Se manifestará otrosí este amor en la mutua obediencia, en todo aquello, ya se sobreentiende, en que directamente no intervino mandato superior: sumisión solícita «que podemos prestar en muchas circunstancias en que se nos pide algún pequeño servicio» (RB 71).
Y porque exige que ese amor sea casto, quiere san Benito que sea respetuoso. Recuerda la recomendación de san Pablo a los simples cristianos: «Adelantaos los unos a los otros en honraros» (RB 72). ¿Cuál es la razón de este respeto mutuo? El ser cada alma en estado de gracia templo del Espíritu Santo. Debemos respetar a nuestros hermanos como a cosas sagradas. El santo Legislador reclama este sentimiento y actitud reverencial de modo especial en los jóvenes en sus relaciones con los ancianos: «Honrar a los ancianos» (RB 4), y asimismo quiere que «se manifieste el amor» principalmente por parte de los ancianos «respecto de los jóvenes» (RB 4). Seamos todos respetuosos, evitando la familiaridad ineducada que degenera en menosprecio.
Respeto, amor y obediencia es el triple carácter que deben tener las relaciones de los miembros de la familia monástica.
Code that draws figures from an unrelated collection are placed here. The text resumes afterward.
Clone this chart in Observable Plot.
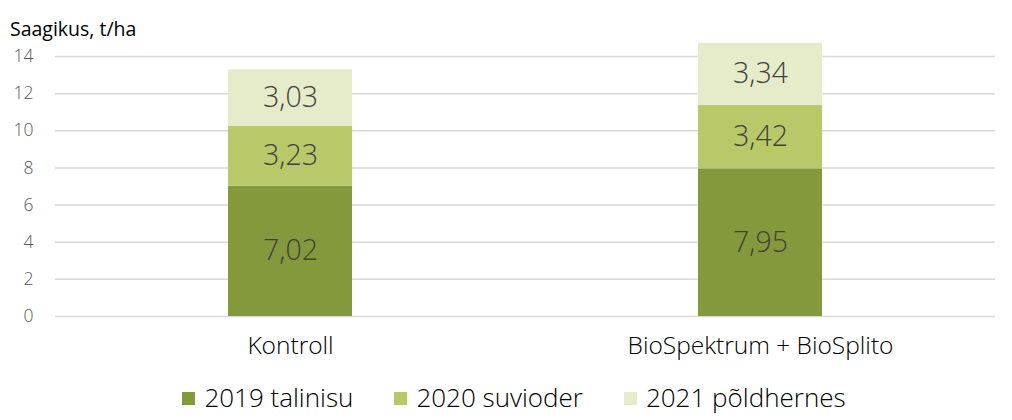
<!DOCTYPE html>
<html>
<head>
<meta charset="utf-8">
<script src="https://cdn.jsdelivr.net/npm/d3@7"></script>
<script src="https://cdn.jsdelivr.net/npm/@observablehq/plot@0.6"></script>
<style>
  html, body { margin: 0; padding: 0; background: #fff; }
  body { width: 1012px; height: 420px; position: relative; font-family: "Open Sans", sans-serif; overflow: hidden; }
  #title { position: absolute; left: 10px; top: 19px; font-size: 19.5px; line-height: 1; color: #000; font-weight: 400; white-space: nowrap; }
  #chart { position: absolute; left: 0; top: 0; }
  #legend { position: absolute; left: 0; top: 384px; width: 1012px; box-sizing: border-box; padding-left: 16px; display: flex; justify-content: center; gap: 41px; font-size: 26px; line-height: 1; font-weight: 300; color: #000; }
  .item { display: flex; align-items: flex-start; white-space: nowrap; }
  .sw { width: 13px; height: 13px; margin-right: 9px; margin-top: 8px; }
</style>
</head>
<body>
<div id="title">Saagikus, t/ha</div>
<div id="chart"></div>
<div id="legend"></div>
<script>
const categories = ["Kontroll", "BioSpektrum + BioSplito"];
const series = ["2019 talinisu", "2020 suvioder", "2021 põldhernes"];
const values2019 = [7.02, 7.95];
const values2020 = [3.23, 3.42];
const values2021 = [3.03, 3.34];
const yTicks = [0, 2, 4, 6, 8, 10, 12, 14];
const colors = ["#84993b", "#b9c96a", "#e6ecca"];

const seriesValues = [values2019, values2020, values2021];
const data = [];
series.forEach((s, si) => {
  categories.forEach((c, ci) => {
    data.push({category: c, series: s, value: seriesValues[si][ci]});
  });
});

const fmt = v => v.toFixed(2).replace(".", ",");

const plot = Plot.plot({
  width: 1012,
  height: 360,
  marginTop: 56,
  marginBottom: 44,
  marginLeft: 55,
  marginRight: 17,
  style: {fontFamily: "'Open Sans', sans-serif", background: "transparent"},
  x: {domain: categories, padding: 0, label: null},
  y: {domain: [0, 14], label: null},
  color: {domain: series, range: colors},
  marks: [
    Plot.gridY(yTicks, {stroke: "#d9d9d9", strokeOpacity: 1, strokeWidth: 1.5}),
    Plot.axisY(yTicks, {tickSize: 0, tickPadding: 22, fontSize: 17.5, fontWeight: 300, fill: "#595959", label: null}),
    Plot.axisX({tickSize: 0, tickPadding: 20, fontSize: 24.5, fontWeight: 300, fill: "#000", label: null}),
    Plot.barY(data, Plot.stackY({x: "category", y: "value", fill: "series", order: series, insetLeft: 173, insetRight: 173})),
    Plot.text(data, Plot.stackY({x: "category", y: "value", z: "series", order: series, text: d => fmt(d.value), fontSize: 28.5, fontWeight: 300, fill: "#404040"}))
  ]
});
document.getElementById("chart").appendChild(plot);

const legend = document.getElementById("legend");
series.forEach((s, i) => {
  const item = document.createElement("div");
  item.className = "item";
  const sw = document.createElement("div");
  sw.className = "sw";
  sw.style.background = colors[i];
  const t = document.createElement("span");
  t.textContent = s;
  item.appendChild(sw);
  item.appendChild(t);
  legend.appendChild(item);
});
</script>
</body>
</html>
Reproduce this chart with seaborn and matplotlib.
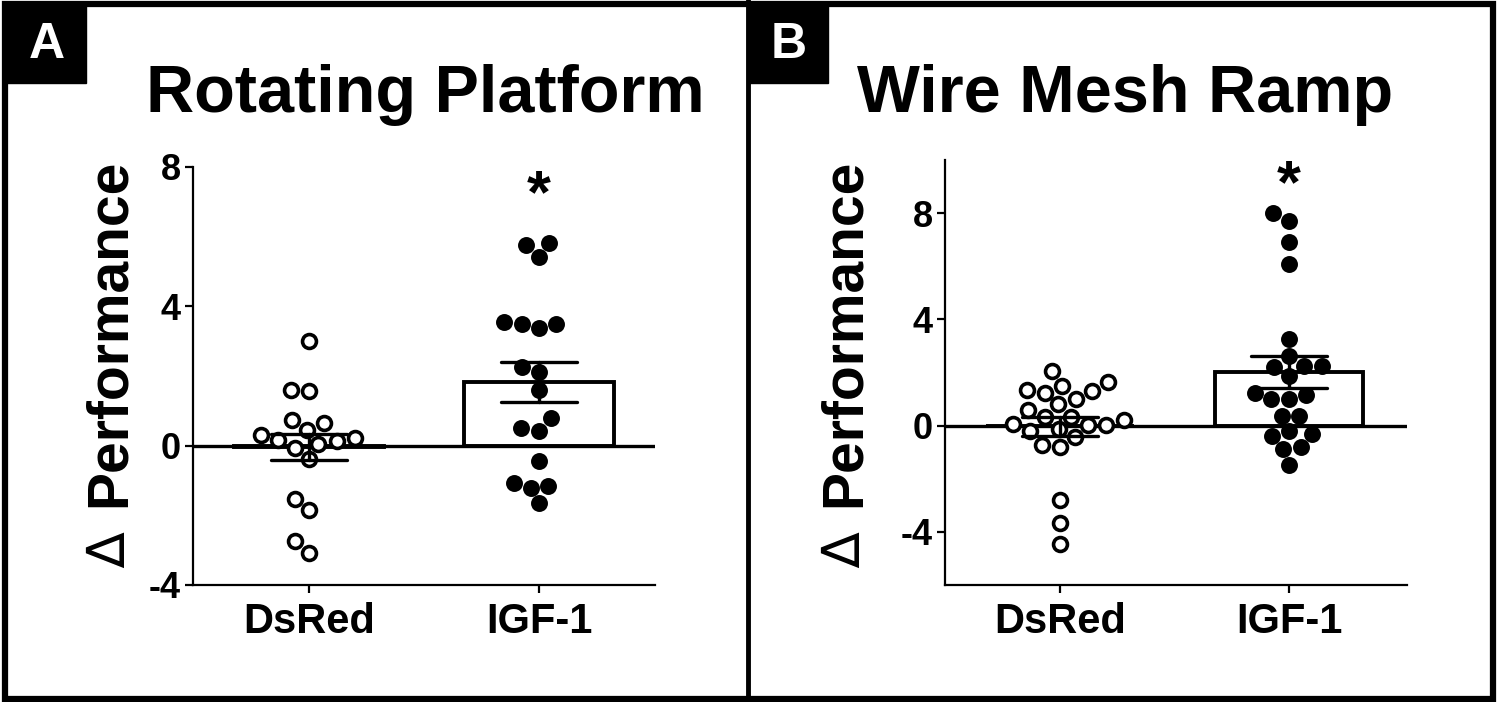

Feliz mil veces la comunidad que abunda en tales sentimientos y cuyos miembros son un solo corazón y una sola alma. Dios nuestro Señor, derramará copiosas bendiciones sobre ella, porque cumple el deseo más ardiente de su Corazón, la aspiración de toda su vida: «Que se funden en la unidad» (Jn 17,23). «El único medio con que podemos demostrar que Dios reina en nosotros, escribe San Beda el Venerable, es el espíritu de la santa e indivisible caridad» [Vita Bedae, auctore anonymo pervetusto. P. L. 90, col. 51]. El gran monje se hacía en esto eco fiel del mismo Jesucristo: «Se conocerá que sois mis discípulos si os amáis mutuamente» (Cfr. Jn 13,35).